関心をもった文書の思考を理解するための関連文書をかき集める

 また、ことについても同じで、これまでの投稿してきた各分野の仕事においても、最終的な文書から、そのことが決められた背景、意図を見つけることができれば、その道のプロフェッショナルと言えよう。しかし、これはインパネの分解研究とは格段に難しい。それは、その文書には、それを分解できる文書が添付されていないからである。多くは、理解されて当然ということは省略されているのである。ここがものとことの外から見た大きな違いである。そこで、ことの理解を深めるには、その文書の関連文書を一通りかき集め、その文書の成り立ちについて、思考プロセスを自分の頭で行う必要が出てくる。そのプロセスにて、違う視点が見つかるかも知れない。その時には、目の前にある文書を修正する必要があると認識することになる。そこで目の前にある文書の作成者が、その文書を完成するまでに見たり、読んだりしたことを、全て、その感想や解釈と共に、記録していたならば、その文書を読む人の理解は圧倒的に早く進んでいくことになるはずだと考えている。

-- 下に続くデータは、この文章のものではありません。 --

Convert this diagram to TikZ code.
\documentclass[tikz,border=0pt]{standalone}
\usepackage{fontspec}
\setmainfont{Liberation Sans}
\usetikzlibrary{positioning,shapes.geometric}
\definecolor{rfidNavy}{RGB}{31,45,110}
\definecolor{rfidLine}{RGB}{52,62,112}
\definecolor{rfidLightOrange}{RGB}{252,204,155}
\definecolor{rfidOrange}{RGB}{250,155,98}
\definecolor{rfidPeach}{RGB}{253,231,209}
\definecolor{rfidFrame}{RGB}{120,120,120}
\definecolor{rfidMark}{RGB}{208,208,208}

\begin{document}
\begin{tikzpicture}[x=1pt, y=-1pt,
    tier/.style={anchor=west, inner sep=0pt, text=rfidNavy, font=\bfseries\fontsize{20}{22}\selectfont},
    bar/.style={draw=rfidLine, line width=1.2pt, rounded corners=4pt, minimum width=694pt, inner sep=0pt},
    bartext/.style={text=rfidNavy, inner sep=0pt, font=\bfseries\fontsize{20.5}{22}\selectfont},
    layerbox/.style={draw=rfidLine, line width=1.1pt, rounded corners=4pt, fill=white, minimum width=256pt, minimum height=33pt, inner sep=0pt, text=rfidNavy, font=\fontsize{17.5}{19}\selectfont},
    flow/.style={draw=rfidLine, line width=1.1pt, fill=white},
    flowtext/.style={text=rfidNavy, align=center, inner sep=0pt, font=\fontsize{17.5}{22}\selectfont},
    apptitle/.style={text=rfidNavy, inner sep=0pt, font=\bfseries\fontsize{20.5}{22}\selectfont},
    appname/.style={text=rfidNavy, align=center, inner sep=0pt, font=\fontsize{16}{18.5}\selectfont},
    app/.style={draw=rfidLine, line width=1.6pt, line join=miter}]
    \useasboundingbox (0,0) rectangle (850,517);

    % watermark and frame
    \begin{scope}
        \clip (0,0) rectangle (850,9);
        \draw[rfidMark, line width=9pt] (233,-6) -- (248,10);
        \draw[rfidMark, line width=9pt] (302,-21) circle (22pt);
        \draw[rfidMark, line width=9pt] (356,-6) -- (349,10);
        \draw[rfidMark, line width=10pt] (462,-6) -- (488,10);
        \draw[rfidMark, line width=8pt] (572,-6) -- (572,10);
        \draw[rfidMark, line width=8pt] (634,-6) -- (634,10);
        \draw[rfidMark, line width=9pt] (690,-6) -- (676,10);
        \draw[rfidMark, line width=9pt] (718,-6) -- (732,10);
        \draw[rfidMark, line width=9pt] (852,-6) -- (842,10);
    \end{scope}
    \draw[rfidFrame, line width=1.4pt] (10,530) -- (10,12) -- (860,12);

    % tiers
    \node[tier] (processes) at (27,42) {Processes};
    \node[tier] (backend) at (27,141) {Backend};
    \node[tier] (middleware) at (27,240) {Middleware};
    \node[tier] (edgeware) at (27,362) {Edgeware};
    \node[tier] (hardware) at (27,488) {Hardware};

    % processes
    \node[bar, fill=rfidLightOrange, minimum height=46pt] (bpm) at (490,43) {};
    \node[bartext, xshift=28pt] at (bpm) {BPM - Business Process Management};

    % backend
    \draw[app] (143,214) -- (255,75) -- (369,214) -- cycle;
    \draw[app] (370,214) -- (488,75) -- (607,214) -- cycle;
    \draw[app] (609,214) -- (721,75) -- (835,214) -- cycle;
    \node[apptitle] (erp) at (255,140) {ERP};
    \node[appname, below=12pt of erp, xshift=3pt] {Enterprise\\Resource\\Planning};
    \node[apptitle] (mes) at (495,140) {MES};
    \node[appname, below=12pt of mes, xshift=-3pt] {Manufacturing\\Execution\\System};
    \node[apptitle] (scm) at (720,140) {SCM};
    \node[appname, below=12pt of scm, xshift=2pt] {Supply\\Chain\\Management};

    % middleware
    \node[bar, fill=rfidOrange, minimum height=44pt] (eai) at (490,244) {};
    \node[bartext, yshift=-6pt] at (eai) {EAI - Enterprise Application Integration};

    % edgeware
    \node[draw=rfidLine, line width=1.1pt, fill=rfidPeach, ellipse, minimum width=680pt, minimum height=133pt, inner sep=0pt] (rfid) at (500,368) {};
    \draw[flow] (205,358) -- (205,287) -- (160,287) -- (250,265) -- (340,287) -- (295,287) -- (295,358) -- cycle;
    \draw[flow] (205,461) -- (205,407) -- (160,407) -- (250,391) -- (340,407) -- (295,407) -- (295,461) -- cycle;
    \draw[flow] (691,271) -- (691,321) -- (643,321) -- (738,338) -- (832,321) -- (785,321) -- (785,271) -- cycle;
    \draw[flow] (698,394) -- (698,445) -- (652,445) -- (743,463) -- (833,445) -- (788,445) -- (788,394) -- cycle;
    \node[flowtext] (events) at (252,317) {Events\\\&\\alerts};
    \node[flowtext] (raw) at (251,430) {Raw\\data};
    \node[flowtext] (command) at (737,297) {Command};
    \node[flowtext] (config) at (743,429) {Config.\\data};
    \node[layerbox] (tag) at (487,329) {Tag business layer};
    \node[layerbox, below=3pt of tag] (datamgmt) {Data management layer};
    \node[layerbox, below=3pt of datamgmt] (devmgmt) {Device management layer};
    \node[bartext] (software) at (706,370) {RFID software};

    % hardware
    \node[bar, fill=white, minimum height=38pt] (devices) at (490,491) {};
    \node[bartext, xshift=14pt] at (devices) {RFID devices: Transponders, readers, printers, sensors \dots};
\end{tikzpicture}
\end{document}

文書作成のプロセスを共有することから始めると人材は育つ

 自動車の部品のように、私達の文書も、その作成プロセスを共有することが必要だと考えている。完成した文書だけでは、人を動かせない。小説家や文書のプロである作家は、みなさん、このような、思考プロセスを記述してくれるので、良くわかるのである。このようになっている伝達の方法がストーリテリングであると思う。企業の内部において、なかなかベクトルが揃わない、意見がまとまらないという原因は、同じ情報と知識を持ち合わせていない集団であるからだ。人であるが故に、個人差があるのは当然だが、もう少し、企業においては基礎的情報と知識を共有する努力をすべきでは無いかと強く思っている。

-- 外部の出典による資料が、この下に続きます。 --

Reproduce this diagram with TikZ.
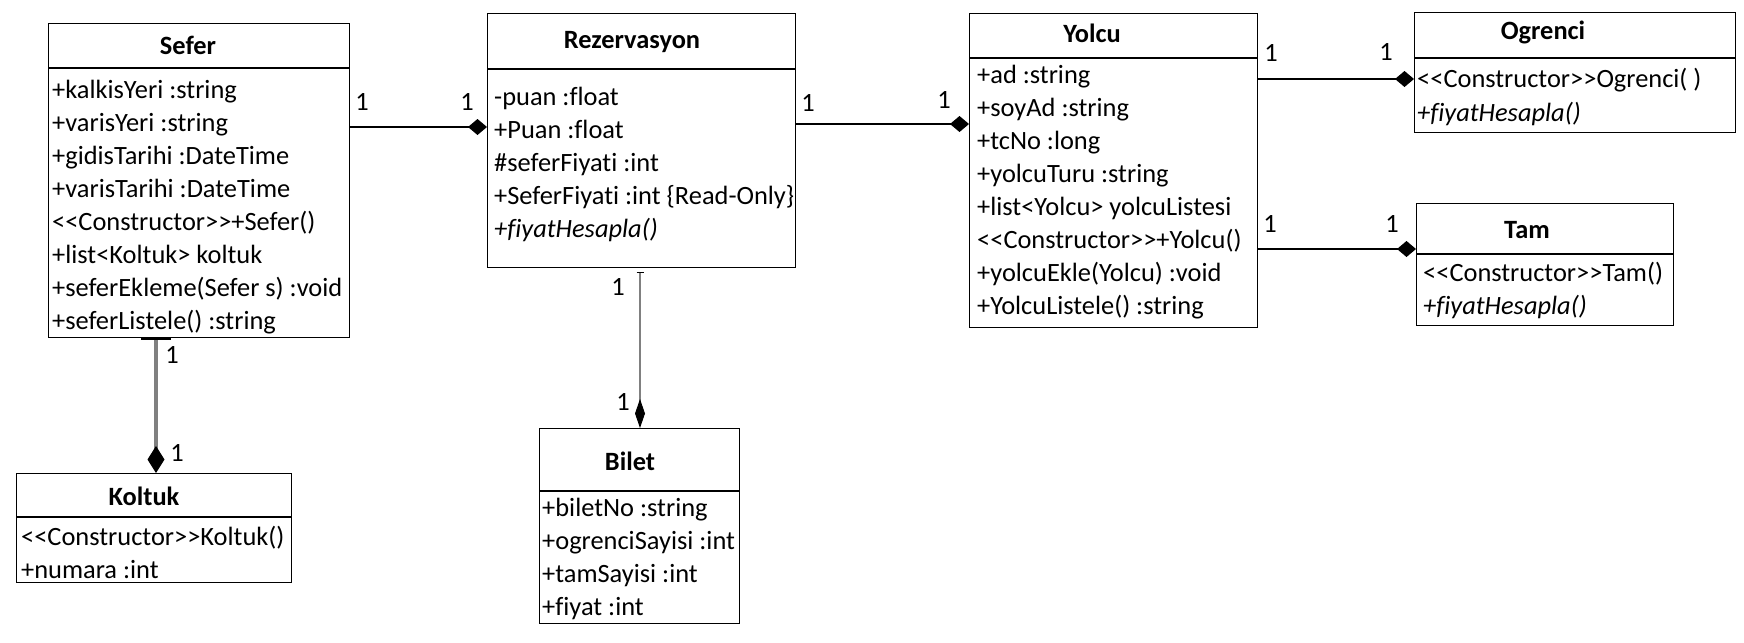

デザインレビューをすることで考え方や知らなかったプロフェッショナルの人の知識を受け継ぐことができる。

 自動車のようにものづくりには、生産工程という物理的なプロセスが目に見える状態で存在している。それがゆえに、プロセス管理は容易である。各工程で完成したものを外から見て、おかしな点があれば、細部の生産工程を目で見て確認することができる。このようなことを繰り返し経験すると、ものの外部から見た時に気づく要因は、細部工程を見ることもなくかなりの確からしさで言い当てることができる。
 しかし、ことには物理的なプロセスが目に見える状態で存在していない。そのために、完成した文書だけでは、求めていた結果となっていない場合には、それまでの仕事のやり直しをすることになってしまう。言葉は賛成できないが、ダメ出しが必要なのである。ことの仕事にも、ものづくりと同じデザインレビューが必要なのである。このデザインレビューが定着されれば、組織としての考え方を整えることができるであろう。他者の仕事に注文をつけるのは避けたいことではあるが、そのことをお互いに受けいれ尊重し合うことは創造的なことが求められている現代においては本当に重要な意識である。そして、ことのプロセスを記録することがホワイトカラーの仕事の自動化につながるはずである。